>> BEGIN Dataset extract
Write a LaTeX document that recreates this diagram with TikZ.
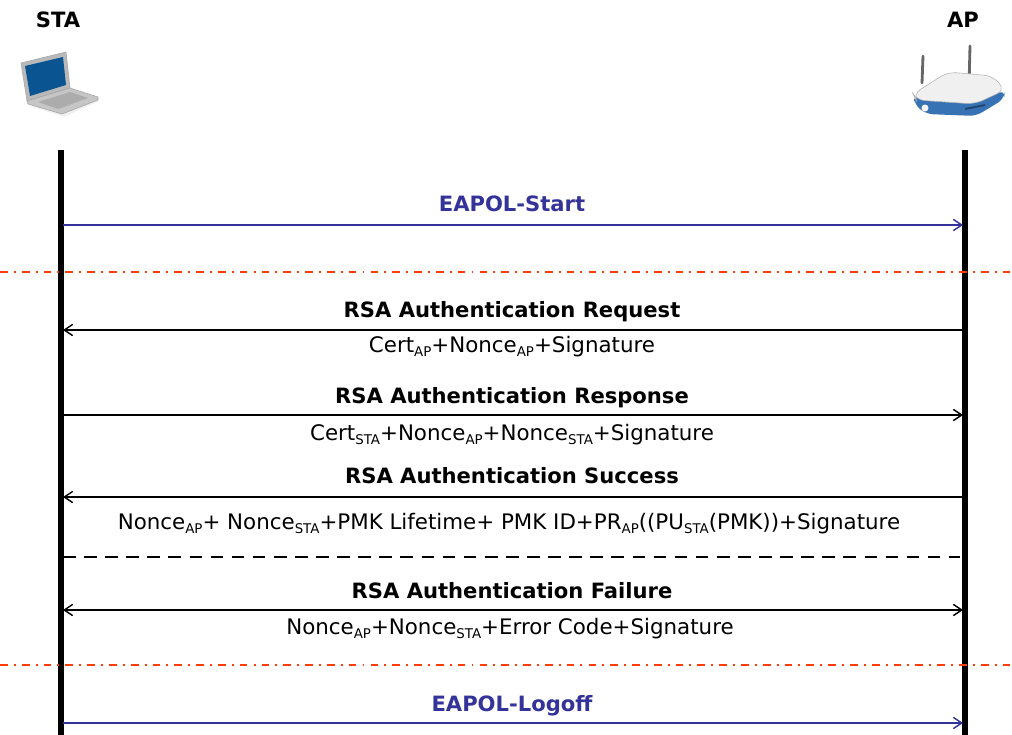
\documentclass[tikz,border=0pt]{standalone}
\usepackage{fontspec}
\setmainfont{DejaVu Sans}
\usetikzlibrary{
    positioning,
    arrows.meta
}
\usepackage{xcolor}
\definecolor{eapolblue}{RGB}{51,51,153}
\definecolor{phasered}{RGB}{255,60,10}
\definecolor{screenblue}{RGB}{10,85,145}
\definecolor{routerblue}{RGB}{55,115,180}
\newcommand{\lowidx}[1]{\raisebox{-0.35ex}{\fontsize{9.5}{10}\selectfont #1}}

\begin{document}
\begin{tikzpicture}[
    x=0.025cm, y=-0.025cm,
    >={Straight Barb[length=6pt,width=8pt]},
    entity/.style={anchor=base, inner sep=0pt, font=\fontsize{15}{18}\selectfont\bfseries},
    msg/.style={anchor=base, inner sep=0pt, font=\fontsize{15}{18}\selectfont\bfseries},
    eapol/.style={msg, text=eapolblue},
    payload/.style={anchor=base, inner sep=0pt, font=\fontsize{15.2}{18}\selectfont},
    lifeline/.style={line width=3.6pt},
    msgarrow/.style={line width=1pt, ->},
    eapolarrow/.style={msgarrow, draw=eapolblue},
    phase/.style={draw=phasered, line width=1.4pt, dash pattern=on 5.5pt off 4.3pt on 1.4pt off 4.3pt},
    alt/.style={line width=1.4pt, dash pattern=on 9pt off 6pt}
]
\useasboundingbox (0,0) rectangle (1012,735);

% Entities
\node[entity] (sta) at (58,28) {STA};
\node[entity] (ap) at (963,28) {AP};

% Laptop
\fill[gray!12] (30,106) -- (70,93) -- (99,101) -- (64,117) -- cycle;
\draw[gray!70, fill=gray!55, line join=round] (21,63) -- (66,52) -- (70,88) -- (27,101) -- cycle;
\fill[screenblue] (25,66) -- (63,57) -- (66,85) -- (30,96) -- cycle;
\draw[gray!70, fill=gray!45, line join=round] (27,101) -- (70,88) -- (98,97) -- (98,100) -- (62,114) -- (28,104) -- cycle;
\fill[gray!65] (38,102) -- (70,92) -- (88,98) -- (58,109) -- cycle;

% Router
\draw[gray!80!black, line width=2pt, line cap=round] (922,83) -- (923,56);
\draw[gray!80!black, line width=2pt, line cap=round] (969,86) -- (970,46);
\fill[routerblue, rounded corners=5pt] (914,95) -- (975,103) -- (1005,90) -- (1004,99) -- (976,116) -- (926,114) -- (914,104) -- cycle;
\draw[gray!60, fill=gray!12, rounded corners=6pt] (913,94) -- (948,72) -- (993,76) -- (1005,90) -- (975,104) -- (916,100) -- cycle;
\fill[gray!10] (925,108) circle (3.5);
\fill[routerblue!60!black] (965,108) -- (985,104) -- (985,106) -- (965,110) -- cycle;

% Lifelines
\coordinate (staTop) at (61,150);
\coordinate (staEnd) at (61,735);
\coordinate (apTop) at (965,150);
\coordinate (apEnd) at (965,735);
\draw[lifeline] (staTop) -- (staEnd);
\draw[lifeline] (apTop) -- (apEnd);

% Message end points
\coordinate (s1) at (63,225);  \coordinate (a1) at (963,225);
\coordinate (s2) at (63,330);  \coordinate (a2) at (963,330);
\coordinate (s3) at (63,415);  \coordinate (a3) at (963,415);
\coordinate (s4) at (63,497);  \coordinate (a4) at (963,497);
\coordinate (s5) at (63,557);  \coordinate (a5) at (960,557);
\coordinate (s6) at (63,610);  \coordinate (a6) at (963,610);
\coordinate (s7) at (63,723);  \coordinate (a7) at (963,723);

% Phase separators
\coordinate (p1l) at (0,272);  \coordinate (p1r) at (1012,272);
\coordinate (p2l) at (0,665);  \coordinate (p2r) at (1012,665);
\draw[phase] (p1l) -- (p1r);
\draw[phase] (p2l) -- (p2r);

% EAPOL-Start
\node[eapol] (start) at (512,211) {EAPOL-Start};
\draw[eapolarrow] (s1) -- (a1);

% RSA authentication request
\node[msg] (req) at (512,317) {RSA Authentication Request};
\draw[msgarrow] (a2) -- (s2);
\node[payload] (reqdata) at (512,352) {Cert\lowidx{AP}+Nonce\lowidx{AP}+Signature};

% RSA authentication response
\node[msg] (resp) at (512,403) {RSA Authentication Response};
\draw[msgarrow] (s3) -- (a3);
\node[payload] (respdata) at (512,440) {Cert\lowidx{STA}+Nonce\lowidx{AP}+Nonce\lowidx{STA}+Signature};

% RSA authentication success
\node[msg] (succ) at (512,483) {RSA Authentication Success};
\draw[msgarrow] (a4) -- (s4);
\node[payload] (succdata) at (509,529) {Nonce\lowidx{AP}+ Nonce\lowidx{STA}+PMK Lifetime+ PMK ID+PR\lowidx{AP}((PU\lowidx{STA}(PMK))+Signature};

\draw[alt] (s5) -- (a5);

% RSA authentication failure
\node[msg] (fail) at (512,598) {RSA Authentication Failure};
\draw[msgarrow, <->] (s6) -- (a6);
\node[payload] (faildata) at (510,634) {Nonce\lowidx{AP}+Nonce\lowidx{STA}+Error Code+Signature};

% EAPOL-Logoff
\node[eapol] (logoff) at (512,711) {EAPOL-Logoff};
\draw[eapolarrow] (s7) -- (a7);

\end{tikzpicture}
\end{document}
>> END Dataset extract
■ **Problem statement**
Omit every picture, then repeat the remaining data exactly as it appears above.

■ **Answer for this exercise**
Write a LaTeX document that recreates this diagram with TikZ.
\documentclass[tikz,border=0pt]{standalone}
\usepackage{fontspec}
\setmainfont{DejaVu Sans}
\usetikzlibrary{
    positioning,
    arrows.meta
}
\usepackage{xcolor}
\definecolor{eapolblue}{RGB}{51,51,153}
\definecolor{phasered}{RGB}{255,60,10}
\definecolor{screenblue}{RGB}{10,85,145}
\definecolor{routerblue}{RGB}{55,115,180}
\newcommand{\lowidx}[1]{\raisebox{-0.35ex}{\fontsize{9.5}{10}\selectfont #1}}

\begin{document}
\begin{tikzpicture}[
    x=0.025cm, y=-0.025cm,
    >={Straight Barb[length=6pt,width=8pt]},
    entity/.style={anchor=base, inner sep=0pt, font=\fontsize{15}{18}\selectfont\bfseries},
    msg/.style={anchor=base, inner sep=0pt, font=\fontsize{15}{18}\selectfont\bfseries},
    eapol/.style={msg, text=eapolblue},
    payload/.style={anchor=base, inner sep=0pt, font=\fontsize{15.2}{18}\selectfont},
    lifeline/.style={line width=3.6pt},
    msgarrow/.style={line width=1pt, ->},
    eapolarrow/.style={msgarrow, draw=eapolblue},
    phase/.style={draw=phasered, line width=1.4pt, dash pattern=on 5.5pt off 4.3pt on 1.4pt off 4.3pt},
    alt/.style={line width=1.4pt, dash pattern=on 9pt off 6pt}
]
\useasboundingbox (0,0) rectangle (1012,735);

% Entities
\node[entity] (sta) at (58,28) {STA};
\node[entity] (ap) at (963,28) {AP};

% Laptop
\fill[gray!12] (30,106) -- (70,93) -- (99,101) -- (64,117) -- cycle;
\draw[gray!70, fill=gray!55, line join=round] (21,63) -- (66,52) -- (70,88) -- (27,101) -- cycle;
\fill[screenblue] (25,66) -- (63,57) -- (66,85) -- (30,96) -- cycle;
\draw[gray!70, fill=gray!45, line join=round] (27,101) -- (70,88) -- (98,97) -- (98,100) -- (62,114) -- (28,104) -- cycle;
\fill[gray!65] (38,102) -- (70,92) -- (88,98) -- (58,109) -- cycle;

% Router
\draw[gray!80!black, line width=2pt, line cap=round] (922,83) -- (923,56);
\draw[gray!80!black, line width=2pt, line cap=round] (969,86) -- (970,46);
\fill[routerblue, rounded corners=5pt] (914,95) -- (975,103) -- (1005,90) -- (1004,99) -- (976,116) -- (926,114) -- (914,104) -- cycle;
\draw[gray!60, fill=gray!12, rounded corners=6pt] (913,94) -- (948,72) -- (993,76) -- (1005,90) -- (975,104) -- (916,100) -- cycle;
\fill[gray!10] (925,108) circle (3.5);
\fill[routerblue!60!black] (965,108) -- (985,104) -- (985,106) -- (965,110) -- cycle;

% Lifelines
\coordinate (staTop) at (61,150);
\coordinate (staEnd) at (61,735);
\coordinate (apTop) at (965,150);
\coordinate (apEnd) at (965,735);
\draw[lifeline] (staTop) -- (staEnd);
\draw[lifeline] (apTop) -- (apEnd);

% Message end points
\coordinate (s1) at (63,225);  \coordinate (a1) at (963,225);
\coordinate (s2) at (63,330);  \coordinate (a2) at (963,330);
\coordinate (s3) at (63,415);  \coordinate (a3) at (963,415);
\coordinate (s4) at (63,497);  \coordinate (a4) at (963,497);
\coordinate (s5) at (63,557);  \coordinate (a5) at (960,557);
\coordinate (s6) at (63,610);  \coordinate (a6) at (963,610);
\coordinate (s7) at (63,723);  \coordinate (a7) at (963,723);

% Phase separators
\coordinate (p1l) at (0,272);  \coordinate (p1r) at (1012,272);
\coordinate (p2l) at (0,665);  \coordinate (p2r) at (1012,665);
\draw[phase] (p1l) -- (p1r);
\draw[phase] (p2l) -- (p2r);

% EAPOL-Start
\node[eapol] (start) at (512,211) {EAPOL-Start};
\draw[eapolarrow] (s1) -- (a1);

% RSA authentication request
\node[msg] (req) at (512,317) {RSA Authentication Request};
\draw[msgarrow] (a2) -- (s2);
\node[payload] (reqdata) at (512,352) {Cert\lowidx{AP}+Nonce\lowidx{AP}+Signature};

% RSA authentication response
\node[msg] (resp) at (512,403) {RSA Authentication Response};
\draw[msgarrow] (s3) -- (a3);
\node[payload] (respdata) at (512,440) {Cert\lowidx{STA}+Nonce\lowidx{AP}+Nonce\lowidx{STA}+Signature};

% RSA authentication success
\node[msg] (succ) at (512,483) {RSA Authentication Success};
\draw[msgarrow] (a4) -- (s4);
\node[payload] (succdata) at (509,529) {Nonce\lowidx{AP}+ Nonce\lowidx{STA}+PMK Lifetime+ PMK ID+PR\lowidx{AP}((PU\lowidx{STA}(PMK))+Signature};

\draw[alt] (s5) -- (a5);

% RSA authentication failure
\node[msg] (fail) at (512,598) {RSA Authentication Failure};
\draw[msgarrow, <->] (s6) -- (a6);
\node[payload] (faildata) at (510,634) {Nonce\lowidx{AP}+Nonce\lowidx{STA}+Error Code+Signature};

% EAPOL-Logoff
\node[eapol] (logoff) at (512,711) {EAPOL-Logoff};
\draw[eapolarrow] (s7) -- (a7);

\end{tikzpicture}
\end{document}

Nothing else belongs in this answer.